# WHAT THE TASK REQUIRES:
Retype the opening lines of the data exactly, stopping after the line that contains "Chart.register(...registerables);". Skip every picture.

# COLLECTED MATERIAL:
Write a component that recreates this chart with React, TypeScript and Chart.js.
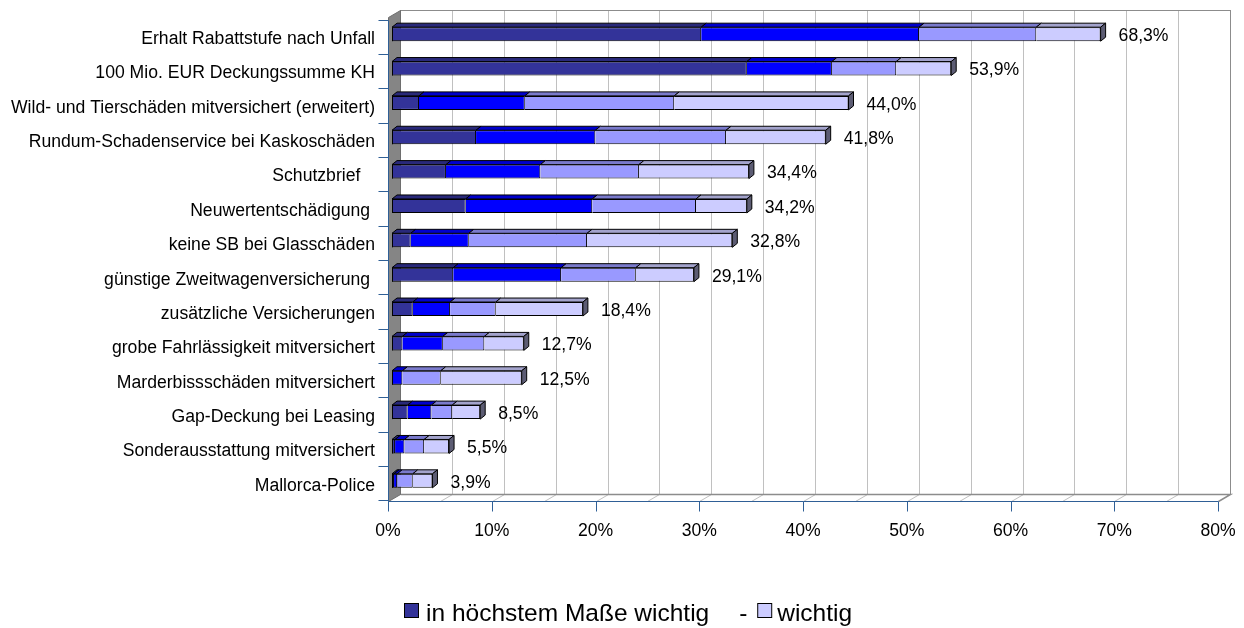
import React, { useEffect, useRef } from 'react';
import { Chart, registerables } from 'chart.js';

Chart.register(...registerables);

// ---- data ----
const categories = [
  'Erhalt Rabattstufe nach Unfall',
  '100 Mio. EUR Deckungssumme KH',
  'Wild- und Tierschäden mitversichert (erweitert)',
  'Rundum-Schadenservice bei Kaskoschäden',
  'Schutzbrief   ',
  'Neuwertentschädigung ',
  'keine SB bei Glasschäden',
  'günstige Zweitwagenversicherung ',
  'zusätzliche Versicherungen',
  'grobe Fahrlässigkeit mitversichert',
  'Marderbissschäden mitversichert',
  'Gap-Deckung bei Leasing',
  'Sonderausstattung mitversichert',
  'Mallorca-Police',
];

const seriesNames = ['in höchstem Maße wichtig', 'sehr wichtig', 'eher wichtig', 'wichtig'];

const highestImportance = [29.8, 34.2, 2.6, 8.1, 5.2, 7.1, 1.8, 5.9, 2.0, 1.0, 0, 1.5, 0.3, 0.2];
const veryImportant = [21.0, 8.2, 10.2, 11.5, 9.1, 12.2, 5.6, 10.4, 3.6, 3.9, 1.0, 2.3, 0.9, 0.3];
const ratherImportant = [11.3, 6.2, 14.4, 12.6, 9.5, 10.0, 11.4, 7.2, 4.4, 4.0, 3.7, 2.0, 1.9, 1.5];
const important = [6.2, 5.3, 16.8, 9.6, 10.6, 4.9, 14.0, 5.6, 8.4, 3.8, 7.8, 2.7, 2.4, 1.9];
const totals = [68.3, 53.9, 44.0, 41.8, 34.4, 34.2, 32.8, 29.1, 18.4, 12.7, 12.5, 8.5, 5.5, 3.9];

const xMax = 80;
const xTickStep = 10;
const xGridStep = 5;
const legendSeparator = '-';

const colors = ['#333399', '#0000FF', '#9999FF', '#CCCCFF'];

// ---- style ----
const FONT_FAMILY = '"Liberation Sans", Arial, sans-serif';
const LABEL_SIZE = 17.6;
const LEGEND_SIZE = 24.5;
const AXIS_BLUE = '#2F5F96';
const FRONT_DX = -4;
const FRONT_DY = 2.5;
const BACK_DX = 8;
const BACK_DY = -4.5;
const BAR_DX = 5;
const BAR_DY = 4;

function shade(hex: string, f: number) {
  const n = parseInt(hex.slice(1), 16);
  const r = Math.round(((n >> 16) & 255) * f);
  const g = Math.round(((n >> 8) & 255) * f);
  const b = Math.round((n & 255) * f);
  return `rgb(${r},${g},${b})`;
}

const frame3d = {
  id: 'frame3d',
  beforeDatasetsDraw(chart: any) {
    const { ctx, chartArea: ca, scales } = chart;
    const xs = scales.x;
    const X = (v: number) => xs.getPixelForValue(v);
    const fL = Math.round(X(0) + FRONT_DX) + 0.5;
    const fR = Math.round(X(xMax) + FRONT_DX) + 0.5;
    const bL = Math.round(X(0) + BACK_DX) + 0.5;
    const bR = Math.round(X(xMax) + BACK_DX) + 0.5;
    const fB = Math.round(ca.bottom + FRONT_DY) + 0.5;
    const bB = Math.round(ca.bottom + BACK_DY) + 0.5;
    const fT = Math.round(ca.top) + 0.5;
    const bT = Math.round(ca.top - 7) + 0.5;

    ctx.save();
    // back wall
    ctx.fillStyle = '#ffffff';
    ctx.fillRect(bL, bT, bR - bL, bB - bT);
    // floor
    ctx.beginPath();
    ctx.moveTo(fL, fB);
    ctx.lineTo(bL, bB);
    ctx.lineTo(bR, bB);
    ctx.lineTo(fR, fB);
    ctx.closePath();
    ctx.fill();

    // grid lines
    ctx.strokeStyle = '#C0C0C0';
    ctx.lineWidth = 1;
    for (let v = xGridStep; v < xMax; v += xGridStep) {
      const bx = Math.round(X(v) + BACK_DX) + 0.5;
      const fx = Math.round(X(v) + FRONT_DX) + 0.5;
      ctx.beginPath();
      ctx.moveTo(bx, bT);
      ctx.lineTo(bx, bB);
      ctx.lineTo(fx, fB);
      ctx.stroke();
    }

    // back wall border
    ctx.strokeStyle = '#8C8C8C';
    ctx.strokeRect(bL, bT, bR - bL, bB - bT);
    ctx.lineWidth = 1.5;
    ctx.beginPath();
    ctx.moveTo(bL, bB);
    ctx.lineTo(bR, bB);
    ctx.lineTo(fR, fB);
    ctx.stroke();
    ctx.lineWidth = 1;

    // left wall
    ctx.fillStyle = '#858585';
    ctx.beginPath();
    ctx.moveTo(fL, fT);
    ctx.lineTo(bL, bT);
    ctx.lineTo(bL, bB);
    ctx.lineTo(fL, fB);
    ctx.closePath();
    ctx.fill();
    ctx.strokeStyle = '#6E6E6E';
    ctx.stroke();

    // axes
    ctx.strokeStyle = AXIS_BLUE;
    ctx.lineWidth = 1;
    ctx.beginPath();
    ctx.moveTo(fL, fB);
    ctx.lineTo(fR, fB);
    for (let v = 0; v <= xMax; v += xTickStep) {
      const fx = Math.round(X(v) + FRONT_DX) + 0.5;
      ctx.moveTo(fx, fB);
      ctx.lineTo(fx, fB + 10);
    }
    const n = categories.length;
    const band = (ca.bottom - ca.top) / n;
    const axTop = Math.round(ca.top + FRONT_DY) + 0.5;
    ctx.moveTo(fL, axTop);
    ctx.lineTo(fL, fB);
    for (let k = 0; k <= n; k++) {
      const y = Math.round(ca.top + k * band + FRONT_DY) + 0.5;
      ctx.moveTo(fL - 10, y);
      ctx.lineTo(fL, y);
    }
    ctx.stroke();
    ctx.restore();
  },
  afterDatasetsDraw(chart: any) {
    const { ctx } = chart;
    const nSets = chart.data.datasets.length;
    ctx.save();
    ctx.lineWidth = 1;
    ctx.strokeStyle = '#000';
    ctx.lineJoin = 'miter';
    for (let j = 0; j < categories.length; j++) {
      let lastEl: any = null;
      let firstEl: any = null;
      for (let i = 0; i < nSets; i++) {
        const el = chart.getDatasetMeta(i).data[j];
        if (!el) continue;
        const p = el.getProps(['x', 'y', 'base', 'height'], true);
        if (!firstEl) firstEl = p;
        if (Math.abs(p.x - p.base) < 0.01) continue;
        const top = p.y - p.height / 2;
        ctx.fillStyle = shade(colors[i], 0.8);
        ctx.beginPath();
        ctx.moveTo(p.base, top);
        ctx.lineTo(p.x, top);
        ctx.lineTo(p.x + BAR_DX, top - BAR_DY);
        ctx.lineTo(p.base + BAR_DX, top - BAR_DY);
        ctx.closePath();
        ctx.fill();
        ctx.stroke();
        lastEl = { p, i };
      }
      if (lastEl) {
        const p = lastEl.p;
        const top = p.y - p.height / 2;
        const bot = p.y + p.height / 2;
        ctx.fillStyle = shade(colors[lastEl.i], 0.45);
        ctx.beginPath();
        ctx.moveTo(p.x, top);
        ctx.lineTo(p.x + BAR_DX, top - BAR_DY);
        ctx.lineTo(p.x + BAR_DX, bot - BAR_DY);
        ctx.lineTo(p.x, bot);
        ctx.closePath();
        ctx.fill();
        ctx.stroke();
        // data label
        ctx.fillStyle = '#000';
        ctx.font = `${LABEL_SIZE}px ${FONT_FAMILY}`;
        ctx.textAlign = 'left';
        ctx.textBaseline = 'middle';
        const txt = totals[j].toFixed(1).replace('.', ',') + '%';
        ctx.fillText(txt, p.x + 18, p.y + 2);
      }
      if (firstEl) {
        const top = firstEl.y - firstEl.height / 2;
        const bot = firstEl.y + firstEl.height / 2;
        ctx.beginPath();
        ctx.moveTo(firstEl.base + 0.5, top);
        ctx.lineTo(firstEl.base + 0.5, bot);
        ctx.stroke();
      }
    }
    ctx.restore();
  },
  afterDraw(chart: any) {
    const { ctx } = chart;
    ctx.save();
    ctx.font = `${LEGEND_SIZE}px ${FONT_FAMILY}`;
    ctx.textBaseline = 'alphabetic';
    ctx.textAlign = 'left';
    const baseY = 621;
    let x = 404;
    ctx.fillStyle = colors[0];
    ctx.fillRect(x + 0.5, 603.5, 14, 14);
    ctx.strokeStyle = '#000';
    ctx.lineWidth = 1;
    ctx.strokeRect(x + 0.5, 603.5, 14, 14);
    x += 22;
    ctx.fillStyle = '#000';
    ctx.fillText(seriesNames[0], x, baseY);
    x += ctx.measureText(seriesNames[0]).width;
    ctx.textAlign = 'center';
    ctx.fillText(legendSeparator, x + 34, baseY);
    ctx.textAlign = 'left';
    x += 48;
    ctx.fillStyle = colors[3];
    ctx.fillRect(x + 0.5, 603.5, 14, 14);
    ctx.strokeRect(x + 0.5, 603.5, 14, 14);
    x += 20;
    ctx.fillStyle = '#000';
    ctx.fillText(seriesNames[3], x, baseY);
    ctx.restore();
  },
};

export default function App() {
  const ref = useRef<HTMLCanvasElement>(null);

  useEffect(() => {
    const seriesValues = [highestImportance, veryImportant, ratherImportant, important];
    const chart = new Chart(ref.current as HTMLCanvasElement, {
      type: 'bar',
      data: {
        labels: categories,
        datasets: seriesValues.map((vals, i) => ({
          label: seriesNames[i],
          data: vals,
          backgroundColor: colors[i],
          borderColor: '#000000',
          borderWidth: 1,
          borderSkipped: i === 0 ? false : 'start',
          barThickness: 14,
          inflateAmount: 0,
        })) as any,
      },
      options: {
        indexAxis: 'y',
        responsive: false,
        animation: false,
        events: [],
        layout: { padding: { top: 17, right: 22, left: 0, bottom: 0 } },
        plugins: {
          legend: { display: false },
          tooltip: { enabled: false },
        },
        scales: {
          x: {
            stacked: true,
            min: 0,
            max: xMax,
            position: 'bottom',
            grid: { display: false, drawTicks: false },
            border: { display: false },
            ticks: {
              stepSize: xTickStep,
              autoSkip: false,
              maxRotation: 0,
              labelOffset: FRONT_DX,
              padding: 23,
              color: '#000',
              font: { family: FONT_FAMILY, size: LABEL_SIZE },
              callback: (v: any) => `${v}%`,
            },
            afterFit: (s: any) => {
              s.height = 130;
              s.paddingLeft = 0;
              s.paddingRight = 0;
              s.paddingTop = 0;
              s.paddingBottom = 0;
            },
          },
          y: {
            stacked: true,
            grid: { display: false, drawTicks: false },
            border: { display: false },
            ticks: {
              autoSkip: false,
              labelOffset: 5,
              padding: 17,
              color: '#000',
              font: { family: FONT_FAMILY, size: LABEL_SIZE },
            },
            afterFit: (s: any) => {
              s.width = 392;
              s.paddingLeft = 0;
              s.paddingRight = 0;
              s.paddingTop = 0;
              s.paddingBottom = 0;
            },
          },
        },
      } as any,
      plugins: [frame3d],
    });
    return () => chart.destroy();
  }, []);

  return (
    <div style={{ position: 'fixed', left: 0, top: 0, width: 1244, height: 628, background: '#ffffff' }}>
      <canvas ref={ref} width={1244} height={628} style={{ display: 'block', width: 1244, height: 628 }} />
    </div>
  );
}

# FINISHED EXERCISE:
Write a component that recreates this chart with React, TypeScript and Chart.js.
import React, { useEffect, useRef } from 'react';
import { Chart, registerables } from 'chart.js';

Chart.register(...registerables);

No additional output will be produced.